- _Stored dataset items_
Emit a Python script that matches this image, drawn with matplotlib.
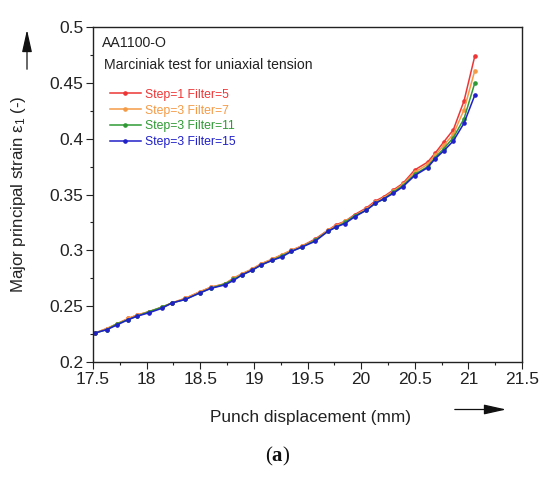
import matplotlib
matplotlib.use("Agg")
import matplotlib.pyplot as plt
from matplotlib.ticker import MultipleLocator

plt.rcParams['font.family'] = ['Liberation Sans', 'DejaVu Sans']
plt.rcParams['mathtext.fontset'] = 'custom'
plt.rcParams['mathtext.rm'] = 'Liberation Sans'
plt.rcParams['mathtext.it'] = 'Liberation Sans:italic'
plt.rcParams['mathtext.bf'] = 'Liberation Serif:bold'

x = [17.52, 17.63, 17.72, 17.83, 17.91, 18.02, 18.14, 18.24, 18.36, 18.50,
     18.60, 18.73, 18.81, 18.89, 18.98, 19.07, 19.17, 19.26, 19.35, 19.45,
     19.57, 19.69, 19.77, 19.85, 19.94, 20.05, 20.13, 20.21, 20.30, 20.39,
     20.50, 20.62, 20.69, 20.77, 20.86, 20.96, 21.06]

red = [0.226, 0.230, 0.234, 0.239, 0.242, 0.245, 0.249, 0.253, 0.257, 0.263,
       0.267, 0.270, 0.275, 0.279, 0.283, 0.288, 0.292, 0.296, 0.300, 0.304,
       0.310, 0.318, 0.323, 0.326, 0.332, 0.338, 0.344, 0.348, 0.354, 0.360,
       0.372, 0.379, 0.387, 0.397, 0.408, 0.434, 0.474]
orange = [0.226, 0.230, 0.234, 0.239, 0.242, 0.245, 0.249, 0.253, 0.257, 0.263,
          0.267, 0.270, 0.275, 0.279, 0.283, 0.288, 0.292, 0.296, 0.300, 0.304,
          0.309, 0.318, 0.322, 0.326, 0.331, 0.337, 0.343, 0.347, 0.353, 0.359,
          0.370, 0.377, 0.385, 0.394, 0.404, 0.426, 0.461]
green = [0.226, 0.229, 0.234, 0.238, 0.241, 0.245, 0.249, 0.253, 0.256, 0.262,
         0.266, 0.270, 0.274, 0.278, 0.282, 0.287, 0.291, 0.295, 0.299, 0.303,
         0.309, 0.317, 0.321, 0.325, 0.331, 0.336, 0.342, 0.346, 0.352, 0.358,
         0.368, 0.375, 0.383, 0.391, 0.401, 0.418, 0.450]
blue = [0.226, 0.229, 0.233, 0.238, 0.241, 0.244, 0.248, 0.253, 0.256, 0.262,
        0.266, 0.269, 0.273, 0.278, 0.282, 0.287, 0.291, 0.294, 0.299, 0.303,
        0.308, 0.317, 0.321, 0.324, 0.330, 0.336, 0.342, 0.346, 0.351, 0.357,
        0.367, 0.374, 0.382, 0.389, 0.398, 0.414, 0.439]

labels = ['Step=1 Filter=5', 'Step=3 Filter=7', 'Step=3 Filter=11', 'Step=3 Filter=15']
colors = ['#ee3535', '#f59a45', '#2f9a35', '#2020c8']
series = [red, orange, green, blue]

xticks = [17.5, 18, 18.5, 19, 19.5, 20, 20.5, 21, 21.5]
xticklabels = ['17.5', '18', '18.5', '19', '19.5', '20', '20.5', '21', '21.5']
yticks = [0.2, 0.25, 0.3, 0.35, 0.4, 0.45, 0.5]
yticklabels = ['0.2', '0.25', '0.3', '0.35', '0.4', '0.45', '0.5']

fig = plt.figure(figsize=(5.5, 4.78), dpi=100)
ax = fig.add_axes([93/550, 1-362/478, (522-93)/550, (362-27)/478])

for ys, c, lab in zip(series, colors, labels):
    ax.plot(x, ys, color=c, lw=1.1, marker='o', ms=2.3, label=lab)

ax.set_xlim(17.5, 21.5)
ax.set_ylim(0.2, 0.5)
ax.xaxis.set_minor_locator(MultipleLocator(0.25))
ax.yaxis.set_minor_locator(MultipleLocator(0.025))
ax.set_xticks(xticks)
ax.set_xticklabels(xticklabels)
ax.set_yticks(yticks)
ax.set_yticklabels(yticklabels)
ax.tick_params(which='both', direction='out', top=False, right=False,
               labelsize=12.5, colors='#222222', width=0.8)
ax.tick_params(which='major', length=5, pad=2)
ax.tick_params(which='minor', length=2.5)
for s in ax.spines.values():
    s.set_linewidth(1.0)
    s.set_color('#222222')

ax.text(0.022, 0.951, 'AA1100-O', transform=ax.transAxes, fontsize=10.2,
        color='#222222', va='center', ha='left')
ax.text(0.026, 0.886, 'Marciniak test for uniaxial tension', transform=ax.transAxes,
        fontsize=10.1, color='#222222', va='center', ha='left')

leg = ax.legend(loc='upper left', bbox_to_anchor=(0.04, 0.816), frameon=False,
                fontsize=8.8, labelcolor='linecolor', handlelength=2.5,
                handletextpad=0.35, labelspacing=0.32, borderpad=0,
                borderaxespad=0, markerscale=1.0)

ax.set_xlabel('Punch displacement (mm)', fontsize=12.4, color='#222222')
ax.set_ylabel(r'Major principal strain $\mathrm{\varepsilon}_\mathrm{1}$ (-)',
              fontsize=12.2, color='#222222')
ax.xaxis.set_label_coords(0.507, -0.143)
ax.yaxis.set_label_coords(-0.152, 0.5)

astyle = '-|>,head_length=1.7,head_width=0.38'
fig.add_artist(matplotlib.patches.FancyArrowPatch(
    (452/550, 1-409.5/478), (509/550, 1-409.5/478), transform=fig.transFigure,
    arrowstyle=astyle, mutation_scale=8, lw=0.9, color='#111111'))
fig.add_artist(matplotlib.patches.FancyArrowPatch(
    (27/550, 1-72/478), (27/550, 1-27/478), transform=fig.transFigure,
    arrowstyle=astyle, mutation_scale=8, lw=0.9, color='#111111'))

fig.text(278/550, 1-456/478, r'($\mathbf{a}$)', fontsize=15, family='Liberation Serif',
         ha='center', va='center', color='#111111')

fig.savefig('out.png', dpi=100)
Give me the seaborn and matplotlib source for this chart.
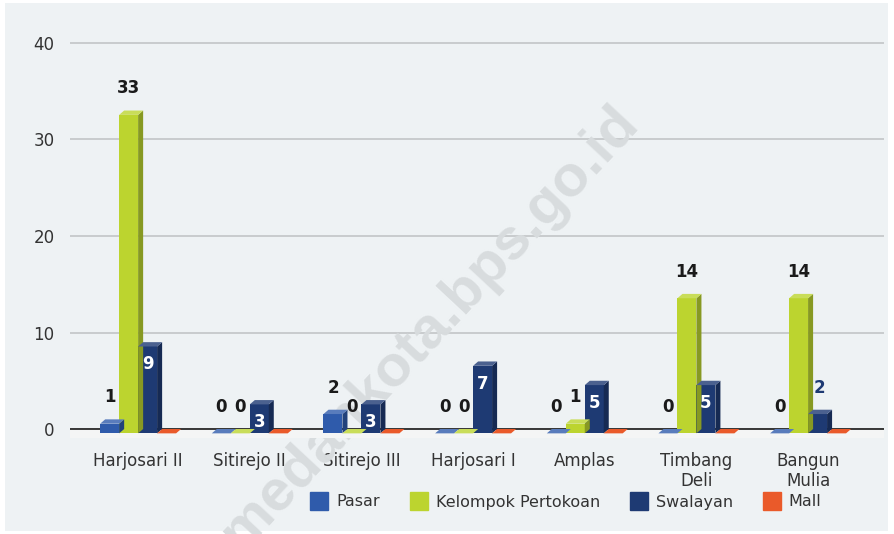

- _INSTRUCTIONS TO FOLLOW_
Without the pictures, repeat all the records word for word.

- _EXPECTED ANSWER_
Emit a Python script that matches this image, drawn with matplotlib.
import matplotlib
matplotlib.use("Agg")
import matplotlib.pyplot as plt
from matplotlib.ticker import MultipleLocator

plt.rcParams['font.family'] = ['Liberation Sans', 'DejaVu Sans']
plt.rcParams['mathtext.fontset'] = 'custom'
plt.rcParams['mathtext.rm'] = 'Liberation Sans'
plt.rcParams['mathtext.it'] = 'Liberation Sans:italic'
plt.rcParams['mathtext.bf'] = 'Liberation Serif:bold'

x = [17.52, 17.63, 17.72, 17.83, 17.91, 18.02, 18.14, 18.24, 18.36, 18.50,
     18.60, 18.73, 18.81, 18.89, 18.98, 19.07, 19.17, 19.26, 19.35, 19.45,
     19.57, 19.69, 19.77, 19.85, 19.94, 20.05, 20.13, 20.21, 20.30, 20.39,
     20.50, 20.62, 20.69, 20.77, 20.86, 20.96, 21.06]

red = [0.226, 0.230, 0.234, 0.239, 0.242, 0.245, 0.249, 0.253, 0.257, 0.263,
       0.267, 0.270, 0.275, 0.279, 0.283, 0.288, 0.292, 0.296, 0.300, 0.304,
       0.310, 0.318, 0.323, 0.326, 0.332, 0.338, 0.344, 0.348, 0.354, 0.360,
       0.372, 0.379, 0.387, 0.397, 0.408, 0.434, 0.474]
orange = [0.226, 0.230, 0.234, 0.239, 0.242, 0.245, 0.249, 0.253, 0.257, 0.263,
          0.267, 0.270, 0.275, 0.279, 0.283, 0.288, 0.292, 0.296, 0.300, 0.304,
          0.309, 0.318, 0.322, 0.326, 0.331, 0.337, 0.343, 0.347, 0.353, 0.359,
          0.370, 0.377, 0.385, 0.394, 0.404, 0.426, 0.461]
green = [0.226, 0.229, 0.234, 0.238, 0.241, 0.245, 0.249, 0.253, 0.256, 0.262,
         0.266, 0.270, 0.274, 0.278, 0.282, 0.287, 0.291, 0.295, 0.299, 0.303,
         0.309, 0.317, 0.321, 0.325, 0.331, 0.336, 0.342, 0.346, 0.352, 0.358,
         0.368, 0.375, 0.383, 0.391, 0.401, 0.418, 0.450]
blue = [0.226, 0.229, 0.233, 0.238, 0.241, 0.244, 0.248, 0.253, 0.256, 0.262,
        0.266, 0.269, 0.273, 0.278, 0.282, 0.287, 0.291, 0.294, 0.299, 0.303,
        0.308, 0.317, 0.321, 0.324, 0.330, 0.336, 0.342, 0.346, 0.351, 0.357,
        0.367, 0.374, 0.382, 0.389, 0.398, 0.414, 0.439]

labels = ['Step=1 Filter=5', 'Step=3 Filter=7', 'Step=3 Filter=11', 'Step=3 Filter=15']
colors = ['#ee3535', '#f59a45', '#2f9a35', '#2020c8']
series = [red, orange, green, blue]

xticks = [17.5, 18, 18.5, 19, 19.5, 20, 20.5, 21, 21.5]
xticklabels = ['17.5', '18', '18.5', '19', '19.5', '20', '20.5', '21', '21.5']
yticks = [0.2, 0.25, 0.3, 0.35, 0.4, 0.45, 0.5]
yticklabels = ['0.2', '0.25', '0.3', '0.35', '0.4', '0.45', '0.5']

fig = plt.figure(figsize=(5.5, 4.78), dpi=100)
ax = fig.add_axes([93/550, 1-362/478, (522-93)/550, (362-27)/478])

for ys, c, lab in zip(series, colors, labels):
    ax.plot(x, ys, color=c, lw=1.1, marker='o', ms=2.3, label=lab)

ax.set_xlim(17.5, 21.5)
ax.set_ylim(0.2, 0.5)
ax.xaxis.set_minor_locator(MultipleLocator(0.25))
ax.yaxis.set_minor_locator(MultipleLocator(0.025))
ax.set_xticks(xticks)
ax.set_xticklabels(xticklabels)
ax.set_yticks(yticks)
ax.set_yticklabels(yticklabels)
ax.tick_params(which='both', direction='out', top=False, right=False,
               labelsize=12.5, colors='#222222', width=0.8)
ax.tick_params(which='major', length=5, pad=2)
ax.tick_params(which='minor', length=2.5)
for s in ax.spines.values():
    s.set_linewidth(1.0)
    s.set_color('#222222')

ax.text(0.022, 0.951, 'AA1100-O', transform=ax.transAxes, fontsize=10.2,
        color='#222222', va='center', ha='left')
ax.text(0.026, 0.886, 'Marciniak test for uniaxial tension', transform=ax.transAxes,
        fontsize=10.1, color='#222222', va='center', ha='left')

leg = ax.legend(loc='upper left', bbox_to_anchor=(0.04, 0.816), frameon=False,
                fontsize=8.8, labelcolor='linecolor', handlelength=2.5,
                handletextpad=0.35, labelspacing=0.32, borderpad=0,
                borderaxespad=0, markerscale=1.0)

ax.set_xlabel('Punch displacement (mm)', fontsize=12.4, color='#222222')
ax.set_ylabel(r'Major principal strain $\mathrm{\varepsilon}_\mathrm{1}$ (-)',
              fontsize=12.2, color='#222222')
ax.xaxis.set_label_coords(0.507, -0.143)
ax.yaxis.set_label_coords(-0.152, 0.5)

astyle = '-|>,head_length=1.7,head_width=0.38'
fig.add_artist(matplotlib.patches.FancyArrowPatch(
    (452/550, 1-409.5/478), (509/550, 1-409.5/478), transform=fig.transFigure,
    arrowstyle=astyle, mutation_scale=8, lw=0.9, color='#111111'))
fig.add_artist(matplotlib.patches.FancyArrowPatch(
    (27/550, 1-72/478), (27/550, 1-27/478), transform=fig.transFigure,
    arrowstyle=astyle, mutation_scale=8, lw=0.9, color='#111111'))

fig.text(278/550, 1-456/478, r'($\mathbf{a}$)', fontsize=15, family='Liberation Serif',
         ha='center', va='center', color='#111111')

fig.savefig('out.png', dpi=100)
Give me the seaborn and matplotlib source for this chart.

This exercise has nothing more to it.